• [Aim] Reproduce the listing below exactly, beginning with its first line and ending with the line that holds "const nmdsHiddenLabels = [-0.5];"; pictures are not part of the copy.
• • •
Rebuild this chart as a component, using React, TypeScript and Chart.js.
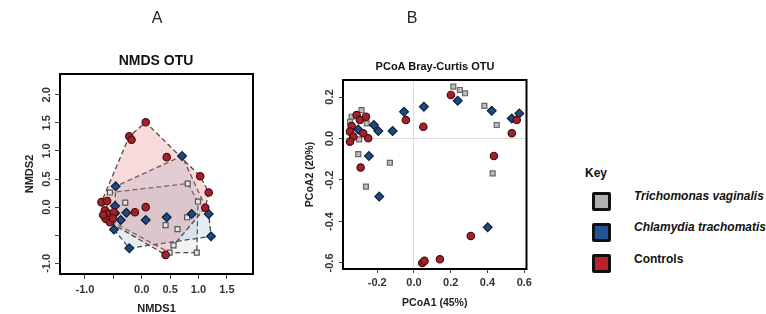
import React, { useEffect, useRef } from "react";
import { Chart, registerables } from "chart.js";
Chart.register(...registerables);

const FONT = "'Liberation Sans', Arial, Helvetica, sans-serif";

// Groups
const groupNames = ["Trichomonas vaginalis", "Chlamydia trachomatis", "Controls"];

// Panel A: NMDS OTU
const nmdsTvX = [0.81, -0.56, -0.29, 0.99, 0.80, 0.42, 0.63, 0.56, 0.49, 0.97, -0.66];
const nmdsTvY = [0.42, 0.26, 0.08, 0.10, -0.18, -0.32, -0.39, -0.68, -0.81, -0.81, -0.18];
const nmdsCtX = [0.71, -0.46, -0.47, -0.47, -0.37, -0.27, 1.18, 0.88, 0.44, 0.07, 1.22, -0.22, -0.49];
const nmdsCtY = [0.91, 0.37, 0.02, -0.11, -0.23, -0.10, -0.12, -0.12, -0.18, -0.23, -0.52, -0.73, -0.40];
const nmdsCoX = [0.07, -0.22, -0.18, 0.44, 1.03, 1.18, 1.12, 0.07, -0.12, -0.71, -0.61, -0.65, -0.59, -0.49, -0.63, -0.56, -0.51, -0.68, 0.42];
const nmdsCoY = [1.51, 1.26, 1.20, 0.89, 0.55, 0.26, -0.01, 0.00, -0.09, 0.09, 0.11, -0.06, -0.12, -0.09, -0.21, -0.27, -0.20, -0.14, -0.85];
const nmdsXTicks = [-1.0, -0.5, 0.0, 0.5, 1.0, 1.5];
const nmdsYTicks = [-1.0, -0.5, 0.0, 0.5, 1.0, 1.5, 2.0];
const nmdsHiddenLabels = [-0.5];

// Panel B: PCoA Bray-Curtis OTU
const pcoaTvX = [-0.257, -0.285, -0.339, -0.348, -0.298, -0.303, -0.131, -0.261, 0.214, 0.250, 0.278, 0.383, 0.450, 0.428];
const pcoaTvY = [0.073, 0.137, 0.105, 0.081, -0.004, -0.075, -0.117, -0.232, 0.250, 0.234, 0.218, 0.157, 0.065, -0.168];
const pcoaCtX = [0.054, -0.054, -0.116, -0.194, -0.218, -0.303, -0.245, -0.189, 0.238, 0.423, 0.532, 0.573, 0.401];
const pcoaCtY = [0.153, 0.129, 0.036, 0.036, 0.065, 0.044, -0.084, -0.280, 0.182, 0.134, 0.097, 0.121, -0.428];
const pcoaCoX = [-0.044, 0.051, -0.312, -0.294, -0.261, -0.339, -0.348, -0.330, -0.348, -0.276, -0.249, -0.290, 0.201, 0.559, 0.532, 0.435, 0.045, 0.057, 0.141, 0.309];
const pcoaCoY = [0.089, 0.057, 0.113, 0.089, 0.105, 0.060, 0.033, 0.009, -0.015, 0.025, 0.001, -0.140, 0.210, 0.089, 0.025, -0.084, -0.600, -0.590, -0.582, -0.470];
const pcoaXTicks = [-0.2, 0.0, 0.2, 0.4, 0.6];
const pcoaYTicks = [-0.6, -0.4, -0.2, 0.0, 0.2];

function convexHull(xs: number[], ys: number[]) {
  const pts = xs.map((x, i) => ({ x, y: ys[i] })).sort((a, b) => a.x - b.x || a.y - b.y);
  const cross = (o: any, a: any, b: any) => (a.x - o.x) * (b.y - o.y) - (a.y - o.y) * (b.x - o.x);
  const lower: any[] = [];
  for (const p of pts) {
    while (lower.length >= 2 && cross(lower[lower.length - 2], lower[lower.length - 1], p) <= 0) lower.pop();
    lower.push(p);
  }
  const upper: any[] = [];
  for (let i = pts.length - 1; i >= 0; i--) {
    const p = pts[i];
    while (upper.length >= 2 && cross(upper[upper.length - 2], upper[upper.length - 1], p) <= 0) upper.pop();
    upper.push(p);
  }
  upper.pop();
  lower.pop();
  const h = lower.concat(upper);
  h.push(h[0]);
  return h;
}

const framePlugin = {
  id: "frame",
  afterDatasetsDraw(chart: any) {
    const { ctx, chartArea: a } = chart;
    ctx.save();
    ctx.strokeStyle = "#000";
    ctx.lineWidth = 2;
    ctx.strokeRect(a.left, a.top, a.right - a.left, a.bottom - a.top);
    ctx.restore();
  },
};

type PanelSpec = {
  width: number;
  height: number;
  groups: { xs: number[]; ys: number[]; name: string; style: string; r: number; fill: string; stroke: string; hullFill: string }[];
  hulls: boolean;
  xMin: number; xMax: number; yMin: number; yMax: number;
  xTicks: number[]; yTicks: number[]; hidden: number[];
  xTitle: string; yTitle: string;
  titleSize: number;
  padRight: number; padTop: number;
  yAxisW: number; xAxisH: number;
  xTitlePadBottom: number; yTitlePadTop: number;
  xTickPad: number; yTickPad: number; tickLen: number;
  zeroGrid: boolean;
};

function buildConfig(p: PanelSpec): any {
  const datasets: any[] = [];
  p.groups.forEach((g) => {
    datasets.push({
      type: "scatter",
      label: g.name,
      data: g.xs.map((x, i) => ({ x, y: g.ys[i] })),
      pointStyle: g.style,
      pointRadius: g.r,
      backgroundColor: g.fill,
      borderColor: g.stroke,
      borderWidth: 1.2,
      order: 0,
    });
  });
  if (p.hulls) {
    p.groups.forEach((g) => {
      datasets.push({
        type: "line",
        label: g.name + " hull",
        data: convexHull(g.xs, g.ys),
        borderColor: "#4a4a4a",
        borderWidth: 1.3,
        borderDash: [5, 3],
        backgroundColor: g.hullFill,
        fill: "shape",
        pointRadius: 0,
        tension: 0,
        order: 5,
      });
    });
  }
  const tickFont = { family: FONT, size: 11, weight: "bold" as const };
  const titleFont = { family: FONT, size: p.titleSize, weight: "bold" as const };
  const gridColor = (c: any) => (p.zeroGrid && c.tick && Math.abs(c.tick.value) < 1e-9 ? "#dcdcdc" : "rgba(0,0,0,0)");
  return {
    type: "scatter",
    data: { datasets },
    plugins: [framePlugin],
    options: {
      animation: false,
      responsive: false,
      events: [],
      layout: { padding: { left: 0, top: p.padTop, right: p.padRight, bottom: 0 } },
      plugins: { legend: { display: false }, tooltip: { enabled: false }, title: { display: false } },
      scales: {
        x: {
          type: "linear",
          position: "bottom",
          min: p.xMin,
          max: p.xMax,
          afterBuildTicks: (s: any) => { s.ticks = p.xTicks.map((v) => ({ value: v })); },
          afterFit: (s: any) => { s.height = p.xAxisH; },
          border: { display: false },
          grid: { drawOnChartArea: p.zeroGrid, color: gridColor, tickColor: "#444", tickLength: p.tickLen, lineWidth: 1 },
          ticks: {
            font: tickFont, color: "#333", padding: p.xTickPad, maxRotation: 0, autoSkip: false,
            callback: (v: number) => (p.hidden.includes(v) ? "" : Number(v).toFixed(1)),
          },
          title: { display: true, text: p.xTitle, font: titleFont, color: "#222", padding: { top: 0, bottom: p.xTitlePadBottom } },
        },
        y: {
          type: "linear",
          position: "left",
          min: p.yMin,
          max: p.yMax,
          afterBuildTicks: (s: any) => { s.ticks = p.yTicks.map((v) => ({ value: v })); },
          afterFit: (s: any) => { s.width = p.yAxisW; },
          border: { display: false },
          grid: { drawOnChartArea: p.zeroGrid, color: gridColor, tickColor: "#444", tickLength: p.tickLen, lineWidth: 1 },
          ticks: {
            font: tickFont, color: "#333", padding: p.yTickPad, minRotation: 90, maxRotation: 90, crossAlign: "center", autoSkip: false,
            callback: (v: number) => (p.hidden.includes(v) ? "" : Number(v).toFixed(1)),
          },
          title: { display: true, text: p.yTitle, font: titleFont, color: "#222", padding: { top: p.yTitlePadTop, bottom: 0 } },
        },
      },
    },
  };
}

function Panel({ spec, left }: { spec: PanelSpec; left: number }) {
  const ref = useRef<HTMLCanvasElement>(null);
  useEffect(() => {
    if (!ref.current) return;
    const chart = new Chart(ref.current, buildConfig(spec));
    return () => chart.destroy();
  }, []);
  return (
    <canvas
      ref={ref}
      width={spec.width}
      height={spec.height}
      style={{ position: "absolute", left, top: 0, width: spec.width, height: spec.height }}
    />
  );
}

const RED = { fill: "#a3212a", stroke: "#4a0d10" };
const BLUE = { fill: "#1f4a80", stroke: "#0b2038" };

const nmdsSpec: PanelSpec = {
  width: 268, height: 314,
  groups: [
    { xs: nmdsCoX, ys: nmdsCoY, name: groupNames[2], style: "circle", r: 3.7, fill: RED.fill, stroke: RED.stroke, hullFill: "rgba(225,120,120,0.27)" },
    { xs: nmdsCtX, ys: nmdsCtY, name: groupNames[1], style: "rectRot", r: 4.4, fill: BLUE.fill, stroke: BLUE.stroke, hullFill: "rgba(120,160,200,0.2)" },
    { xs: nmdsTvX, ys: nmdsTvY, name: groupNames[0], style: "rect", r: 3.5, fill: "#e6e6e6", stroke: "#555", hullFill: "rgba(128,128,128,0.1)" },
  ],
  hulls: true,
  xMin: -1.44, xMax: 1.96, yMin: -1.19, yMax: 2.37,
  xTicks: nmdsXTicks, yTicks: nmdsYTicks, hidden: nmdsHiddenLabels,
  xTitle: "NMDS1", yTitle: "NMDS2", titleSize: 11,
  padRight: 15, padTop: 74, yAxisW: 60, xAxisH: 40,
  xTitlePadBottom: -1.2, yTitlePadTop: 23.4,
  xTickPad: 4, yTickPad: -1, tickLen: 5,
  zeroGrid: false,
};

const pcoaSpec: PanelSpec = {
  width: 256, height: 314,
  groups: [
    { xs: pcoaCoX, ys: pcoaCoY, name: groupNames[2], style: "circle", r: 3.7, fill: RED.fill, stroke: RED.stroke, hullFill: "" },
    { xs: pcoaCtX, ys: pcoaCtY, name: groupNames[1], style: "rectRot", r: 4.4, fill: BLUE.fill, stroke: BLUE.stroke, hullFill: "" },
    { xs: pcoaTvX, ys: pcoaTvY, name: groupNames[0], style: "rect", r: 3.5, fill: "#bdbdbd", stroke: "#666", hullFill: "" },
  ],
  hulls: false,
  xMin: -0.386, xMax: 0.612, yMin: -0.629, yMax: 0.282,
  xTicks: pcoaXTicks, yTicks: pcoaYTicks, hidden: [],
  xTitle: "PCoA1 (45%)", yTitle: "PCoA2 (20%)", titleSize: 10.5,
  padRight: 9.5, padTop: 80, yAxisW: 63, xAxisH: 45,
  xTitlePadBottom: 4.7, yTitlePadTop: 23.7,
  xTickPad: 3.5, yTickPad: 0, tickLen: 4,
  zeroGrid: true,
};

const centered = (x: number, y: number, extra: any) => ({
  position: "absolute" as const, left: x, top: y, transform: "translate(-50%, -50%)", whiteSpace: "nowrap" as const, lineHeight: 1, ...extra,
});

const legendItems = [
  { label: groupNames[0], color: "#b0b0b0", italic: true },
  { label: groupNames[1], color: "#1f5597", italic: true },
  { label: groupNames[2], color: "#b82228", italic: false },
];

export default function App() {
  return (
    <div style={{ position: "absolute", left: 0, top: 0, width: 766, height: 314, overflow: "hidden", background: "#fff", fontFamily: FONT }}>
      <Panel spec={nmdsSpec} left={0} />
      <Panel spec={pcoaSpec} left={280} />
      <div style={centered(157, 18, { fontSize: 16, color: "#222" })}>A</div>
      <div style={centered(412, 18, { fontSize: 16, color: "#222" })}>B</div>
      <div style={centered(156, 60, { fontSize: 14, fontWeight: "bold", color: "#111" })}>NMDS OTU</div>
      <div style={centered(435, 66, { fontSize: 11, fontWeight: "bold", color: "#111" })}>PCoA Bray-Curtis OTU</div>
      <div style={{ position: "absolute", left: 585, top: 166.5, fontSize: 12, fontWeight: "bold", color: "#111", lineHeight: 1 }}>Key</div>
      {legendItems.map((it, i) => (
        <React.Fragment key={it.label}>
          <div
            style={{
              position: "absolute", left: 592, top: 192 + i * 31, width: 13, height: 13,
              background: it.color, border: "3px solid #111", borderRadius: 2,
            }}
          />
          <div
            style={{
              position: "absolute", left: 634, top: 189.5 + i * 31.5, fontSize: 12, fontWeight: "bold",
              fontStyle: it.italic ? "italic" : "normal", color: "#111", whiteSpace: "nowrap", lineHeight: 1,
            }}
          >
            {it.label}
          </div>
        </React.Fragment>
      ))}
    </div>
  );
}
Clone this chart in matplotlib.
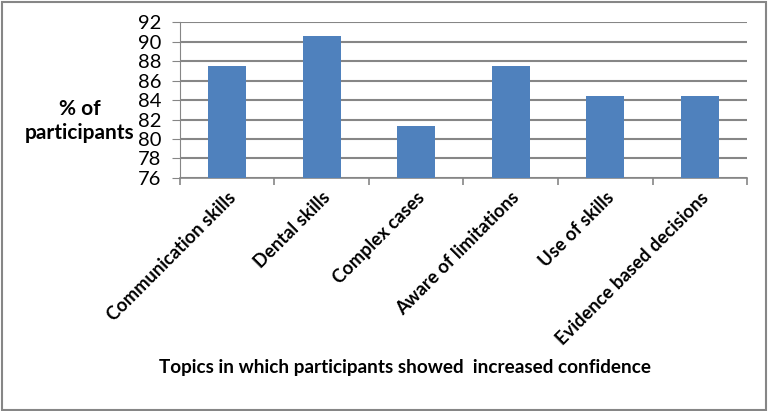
• • •
• [Answer to this exercise]
Rebuild this chart as a component, using React, TypeScript and Chart.js.
import React, { useEffect, useRef } from "react";
import { Chart, registerables } from "chart.js";
Chart.register(...registerables);

const FONT = "'Liberation Sans', Arial, Helvetica, sans-serif";

// Groups
const groupNames = ["Trichomonas vaginalis", "Chlamydia trachomatis", "Controls"];

// Panel A: NMDS OTU
const nmdsTvX = [0.81, -0.56, -0.29, 0.99, 0.80, 0.42, 0.63, 0.56, 0.49, 0.97, -0.66];
const nmdsTvY = [0.42, 0.26, 0.08, 0.10, -0.18, -0.32, -0.39, -0.68, -0.81, -0.81, -0.18];
const nmdsCtX = [0.71, -0.46, -0.47, -0.47, -0.37, -0.27, 1.18, 0.88, 0.44, 0.07, 1.22, -0.22, -0.49];
const nmdsCtY = [0.91, 0.37, 0.02, -0.11, -0.23, -0.10, -0.12, -0.12, -0.18, -0.23, -0.52, -0.73, -0.40];
const nmdsCoX = [0.07, -0.22, -0.18, 0.44, 1.03, 1.18, 1.12, 0.07, -0.12, -0.71, -0.61, -0.65, -0.59, -0.49, -0.63, -0.56, -0.51, -0.68, 0.42];
const nmdsCoY = [1.51, 1.26, 1.20, 0.89, 0.55, 0.26, -0.01, 0.00, -0.09, 0.09, 0.11, -0.06, -0.12, -0.09, -0.21, -0.27, -0.20, -0.14, -0.85];
const nmdsXTicks = [-1.0, -0.5, 0.0, 0.5, 1.0, 1.5];
const nmdsYTicks = [-1.0, -0.5, 0.0, 0.5, 1.0, 1.5, 2.0];
const nmdsHiddenLabels = [-0.5];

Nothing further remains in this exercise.